= STATED PROBLEM =
Drop every picture and give the entries back exactly.

= MATERIAL TO PROCESS =
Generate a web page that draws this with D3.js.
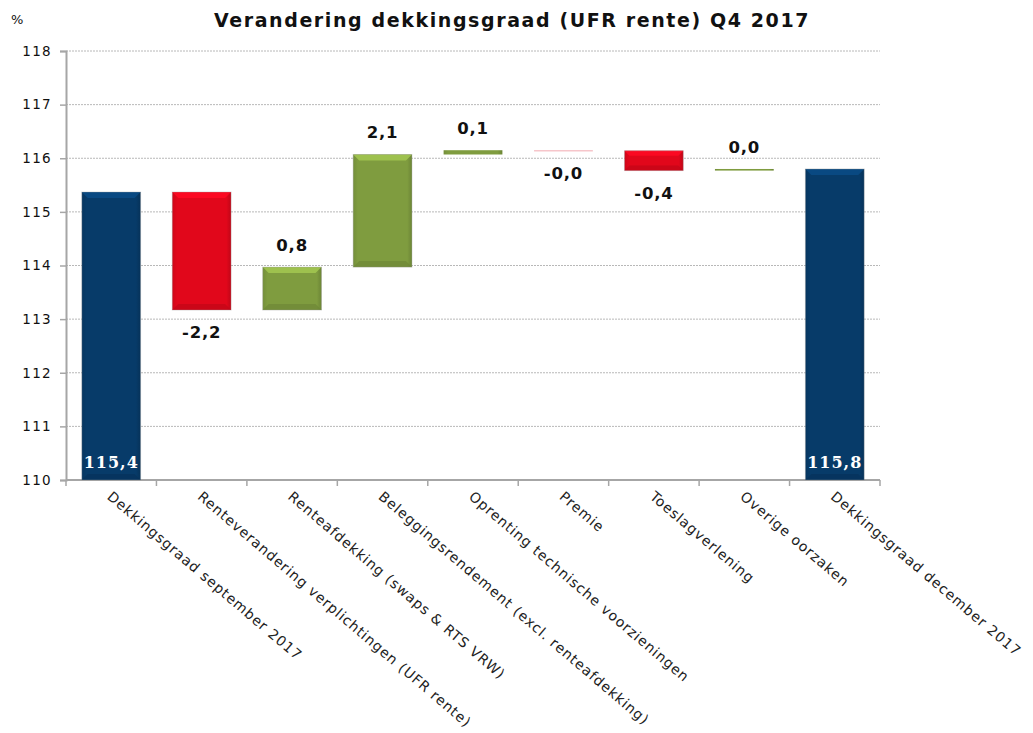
<!DOCTYPE html>
<html><head><meta charset="utf-8">
<script src="https://cdn.jsdelivr.net/npm/d3@7"></script>
<style>body{margin:0;background:#fff}svg{display:block}</style>
</head><body>
<svg id="c" width="1033" height="733"></svg>
<script>
const categories = ["Dekkingsgraad september 2017","Renteverandering verplichtingen (UFR rente)","Renteafdekking (swaps & RTS VRW)","Beleggingsrendement (excl. renteafdekking)","Oprenting technische voorzieningen","Premie","Toeslagverlening","Overige oorzaken","Dekkingsgraad december 2017"];
const kinds = ["total","delta","delta","delta","delta","delta","delta","delta","total"];
const values = [115.37,-2.2,0.8,2.1,0.08,-0.01,-0.37,0.03,115.8];
const labels = ["115,4","-2,2","0,8","2,1","0,1","-0,0","-0,4","0,0","115,8"];
const yTicks = [110,111,112,113,114,115,116,117,118];

const svg = d3.select("#c");
const L=66,R=880,T=51,B=480;
const x = d3.scaleBand().domain(categories).range([L,R]).paddingInner(0.35).paddingOuter(0.175);
const y = d3.scaleLinear().domain([110,118]).range([B,T]);
const colTotal="#073b69", colNeg="#e1071b", colPos="#7f9c3f";

// grid
svg.append("g").selectAll("line").data(yTicks.filter(d=>d>110)).join("line")
 .attr("x1",L).attr("x2",R).attr("y1",d=>y(d)).attr("y2",d=>y(d))
 .attr("stroke","#b8b8b8").attr("stroke-width",1).attr("stroke-dasharray","2,1");

// y axis
const ya = svg.append("g").attr("transform",`translate(${L},0)`).call(d3.axisLeft(y).tickValues(yTicks).tickSize(6).tickPadding(8));
ya.select(".domain").attr("stroke","#a6a6a6").attr("stroke-width",2);
ya.selectAll(".tick line").attr("stroke","#a6a6a6").attr("stroke-width",1.5);
ya.selectAll("text").attr("font-family","DejaVu Sans").attr("font-size",13.5).attr("letter-spacing",1.3).attr("fill","#111");

// x axis line + ticks
const edges = categories.map(c=>x(c)-x.step()*x.paddingInner()/2).concat([R]);
svg.append("line").attr("x1",L).attr("x2",R).attr("y1",B).attr("y2",B).attr("stroke","#a6a6a6").attr("stroke-width",2);
svg.append("g").selectAll("line").data(edges).join("line")
 .attr("x1",d=>d).attr("x2",d=>d).attr("y1",B).attr("y2",B+6).attr("stroke","#a6a6a6").attr("stroke-width",1.5);

// bars
let run=0; const bars=[];
values.forEach((v,i)=>{
  if(kinds[i]==="total"){bars.push({i,y0:110,y1:v,v,c:colTotal});run=v;}
  else{const s=run;run=run+v;bars.push({i,y0:Math.min(s,run),y1:Math.max(s,run),v,c:v<0?colNeg:colPos});}
});
const defs=svg.append("defs");
bars.forEach(b=>{
  const g=defs.append("linearGradient").attr("id","g"+b.i).attr("x1","0").attr("x2","1");
  const c=d3.color(b.c);
  g.append("stop").attr("offset","0").attr("stop-color",c.darker(0.25));
  g.append("stop").attr("offset","0.08").attr("stop-color",c);
  g.append("stop").attr("offset","0.92").attr("stop-color",c);
  g.append("stop").attr("offset","1").attr("stop-color",c.darker(0.45));
});
const bg=svg.append("g");
bars.forEach(b=>{
  const x0=x(categories[b.i]), w=x.bandwidth();
  const yt=y(b.y1), h=Math.max(1.2,y(b.y0)-y(b.y1));
  const c=d3.color(b.c);
  let fill=`url(#g${b.i})`;
  if(h<1.5 && b.v<0){fill="#f4b8be";}
  bg.append("rect").attr("x",x0).attr("y",yt).attr("width",w).attr("height",h).attr("fill",fill);
  if(h>8){
    const e=Math.min(6,h/4);
    bg.append("path").attr("d",`M${x0},${yt}L${x0+w},${yt}L${x0+w-e},${yt+e}L${x0+e},${yt+e}Z`).attr("fill",c.brighter(0.7)).attr("opacity",0.85);
    bg.append("path").attr("d",`M${x0},${yt+h}L${x0+w},${yt+h}L${x0+w-e},${yt+h-e}L${x0+e},${yt+h-e}Z`).attr("fill",c.darker(0.5)).attr("opacity",0.6);
    bg.append("rect").attr("x",x0).attr("y",yt).attr("width",w).attr("height",h).attr("fill","none").attr("stroke","#999").attr("stroke-opacity",0.35).attr("stroke-width",1);
  }
});

// value labels
bars.forEach(b=>{
  const cx=x(categories[b.i])+x.bandwidth()/2;
  if(kinds[b.i]==="total"){
    svg.append("text").attr("x",cx).attr("y",B-12).attr("text-anchor","middle")
     .attr("font-family","DejaVu Serif").attr("font-weight","bold").attr("font-size",16).attr("letter-spacing",1)
     .attr("fill","#fff").text(labels[b.i]);
  } else {
    const yy = b.v<0 ? y(b.y0)+28 : y(b.y1)-16;
    svg.append("text").attr("x",cx).attr("y",yy).attr("text-anchor","middle")
     .attr("font-family","DejaVu Sans").attr("font-weight","bold").attr("font-size",16.5).attr("letter-spacing",0.8).attr("fill","#111").text(labels[b.i]);
  }
});

// x labels
svg.append("g").selectAll("text").data(categories).join("text")
 .attr("transform",d=>`translate(${x(d)+x.bandwidth()/2-5},${B+18}) rotate(40.5)`)
 .attr("font-family","DejaVu Sans").attr("font-size",14).attr("letter-spacing",0.9).attr("fill","#222").text(d=>d);

// title
svg.append("text").attr("x",512).attr("y",27).attr("text-anchor","middle")
 .attr("font-family","DejaVu Sans").attr("font-weight","bold").attr("font-size",19).attr("letter-spacing",1.6).attr("fill","#111")
 .text("Verandering dekkingsgraad (UFR rente) Q4 2017");
svg.append("text").attr("x",11).attr("y",24).attr("font-family","DejaVu Sans").attr("font-size",13).attr("fill","#111").text("%");
</script>
</body></html>
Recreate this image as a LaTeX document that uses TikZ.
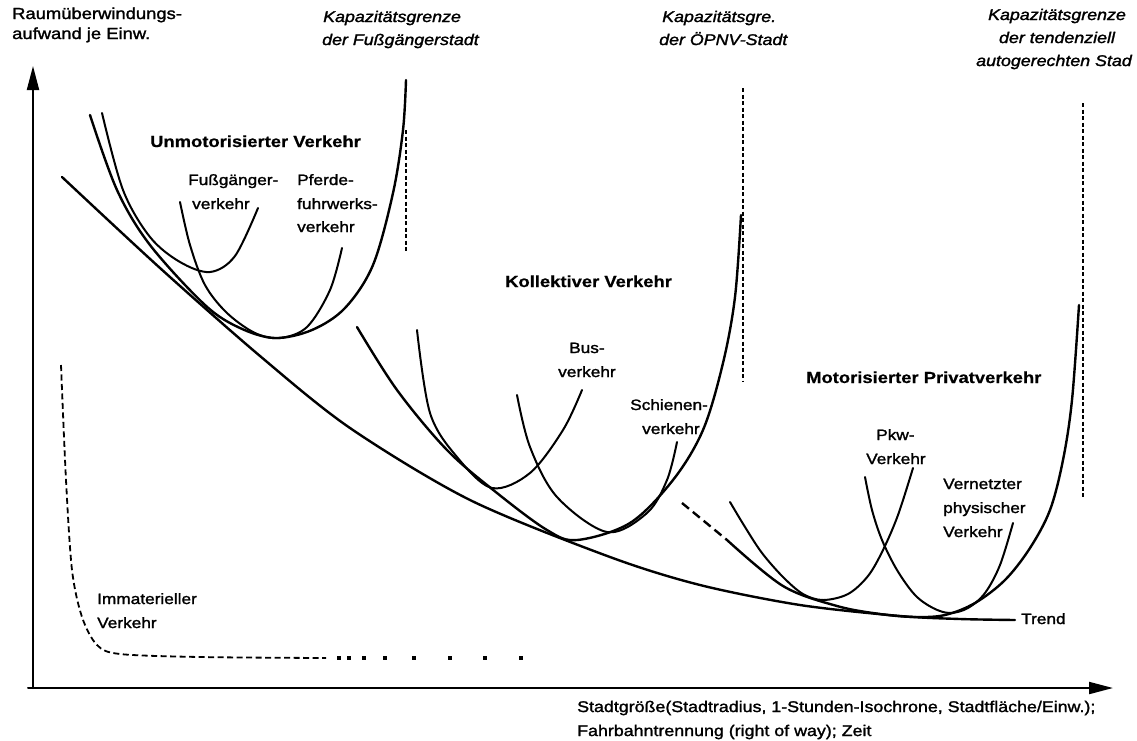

= WRITTEN RESPONSE =
Generate a web page that draws this with D3.js.
<!DOCTYPE html>
<html><head><meta charset="utf-8">
<script src="https://cdn.jsdelivr.net/npm/d3@7"></script>
<style>body{margin:0;background:#fff}svg{display:block}</style>
</head><body>
<svg id="c" width="1033" height="733"></svg>
<script>
const categories = ["Dekkingsgraad september 2017","Renteverandering verplichtingen (UFR rente)","Renteafdekking (swaps & RTS VRW)","Beleggingsrendement (excl. renteafdekking)","Oprenting technische voorzieningen","Premie","Toeslagverlening","Overige oorzaken","Dekkingsgraad december 2017"];
const kinds = ["total","delta","delta","delta","delta","delta","delta","delta","total"];
const values = [115.37,-2.2,0.8,2.1,0.08,-0.01,-0.37,0.03,115.8];
const labels = ["115,4","-2,2","0,8","2,1","0,1","-0,0","-0,4","0,0","115,8"];
const yTicks = [110,111,112,113,114,115,116,117,118];

const svg = d3.select("#c");
const L=66,R=880,T=51,B=480;
const x = d3.scaleBand().domain(categories).range([L,R]).paddingInner(0.35).paddingOuter(0.175);
const y = d3.scaleLinear().domain([110,118]).range([B,T]);
const colTotal="#073b69", colNeg="#e1071b", colPos="#7f9c3f";

// grid
svg.append("g").selectAll("line").data(yTicks.filter(d=>d>110)).join("line")
 .attr("x1",L).attr("x2",R).attr("y1",d=>y(d)).attr("y2",d=>y(d))
 .attr("stroke","#b8b8b8").attr("stroke-width",1).attr("stroke-dasharray","2,1");

// y axis
const ya = svg.append("g").attr("transform",`translate(${L},0)`).call(d3.axisLeft(y).tickValues(yTicks).tickSize(6).tickPadding(8));
ya.select(".domain").attr("stroke","#a6a6a6").attr("stroke-width",2);
ya.selectAll(".tick line").attr("stroke","#a6a6a6").attr("stroke-width",1.5);
ya.selectAll("text").attr("font-family","DejaVu Sans").attr("font-size",13.5).attr("letter-spacing",1.3).attr("fill","#111");

// x axis line + ticks
const edges = categories.map(c=>x(c)-x.step()*x.paddingInner()/2).concat([R]);
svg.append("line").attr("x1",L).attr("x2",R).attr("y1",B).attr("y2",B).attr("stroke","#a6a6a6").attr("stroke-width",2);
svg.append("g").selectAll("line").data(edges).join("line")
 .attr("x1",d=>d).attr("x2",d=>d).attr("y1",B).attr("y2",B+6).attr("stroke","#a6a6a6").attr("stroke-width",1.5);

// bars
let run=0; const bars=[];
values.forEach((v,i)=>{
  if(kinds[i]==="total"){bars.push({i,y0:110,y1:v,v,c:colTotal});run=v;}
  else{const s=run;run=run+v;bars.push({i,y0:Math.min(s,run),y1:Math.max(s,run),v,c:v<0?colNeg:colPos});}
});
const defs=svg.append("defs");
bars.forEach(b=>{
  const g=defs.append("linearGradient").attr("id","g"+b.i).attr("x1","0").attr("x2","1");
  const c=d3.color(b.c);
  g.append("stop").attr("offset","0").attr("stop-color",c.darker(0.25));
  g.append("stop").attr("offset","0.08").attr("stop-color",c);
  g.append("stop").attr("offset","0.92").attr("stop-color",c);
  g.append("stop").attr("offset","1").attr("stop-color",c.darker(0.45));
});
const bg=svg.append("g");
bars.forEach(b=>{
  const x0=x(categories[b.i]), w=x.bandwidth();
  const yt=y(b.y1), h=Math.max(1.2,y(b.y0)-y(b.y1));
  const c=d3.color(b.c);
  let fill=`url(#g${b.i})`;
  if(h<1.5 && b.v<0){fill="#f4b8be";}
  bg.append("rect").attr("x",x0).attr("y",yt).attr("width",w).attr("height",h).attr("fill",fill);
  if(h>8){
    const e=Math.min(6,h/4);
    bg.append("path").attr("d",`M${x0},${yt}L${x0+w},${yt}L${x0+w-e},${yt+e}L${x0+e},${yt+e}Z`).attr("fill",c.brighter(0.7)).attr("opacity",0.85);
    bg.append("path").attr("d",`M${x0},${yt+h}L${x0+w},${yt+h}L${x0+w-e},${yt+h-e}L${x0+e},${yt+h-e}Z`).attr("fill",c.darker(0.5)).attr("opacity",0.6);
    bg.append("rect").attr("x",x0).attr("y",yt).attr("width",w).attr("height",h).attr("fill","none").attr("stroke","#999").attr("stroke-opacity",0.35).attr("stroke-width",1);
  }
});

// value labels
bars.forEach(b=>{
  const cx=x(categories[b.i])+x.bandwidth()/2;
  if(kinds[b.i]==="total"){
    svg.append("text").attr("x",cx).attr("y",B-12).attr("text-anchor","middle")
     .attr("font-family","DejaVu Serif").attr("font-weight","bold").attr("font-size",16).attr("letter-spacing",1)
     .attr("fill","#fff").text(labels[b.i]);
  } else {
    const yy = b.v<0 ? y(b.y0)+28 : y(b.y1)-16;
    svg.append("text").attr("x",cx).attr("y",yy).attr("text-anchor","middle")
     .attr("font-family","DejaVu Sans").attr("font-weight","bold").attr("font-size",16.5).attr("letter-spacing",0.8).attr("fill","#111").text(labels[b.i]);
  }
});

// x labels
svg.append("g").selectAll("text").data(categories).join("text")
 .attr("transform",d=>`translate(${x(d)+x.bandwidth()/2-5},${B+18}) rotate(40.5)`)
 .attr("font-family","DejaVu Sans").attr("font-size",14).attr("letter-spacing",0.9).attr("fill","#222").text(d=>d);

// title
svg.append("text").attr("x",512).attr("y",27).attr("text-anchor","middle")
 .attr("font-family","DejaVu Sans").attr("font-weight","bold").attr("font-size",19).attr("letter-spacing",1.6).attr("fill","#111")
 .text("Verandering dekkingsgraad (UFR rente) Q4 2017");
svg.append("text").attr("x",11).attr("y",24).attr("font-family","DejaVu Sans").attr("font-size",13).attr("fill","#111").text("%");
</script>
</body></html>
Recreate this image as a LaTeX document that uses TikZ.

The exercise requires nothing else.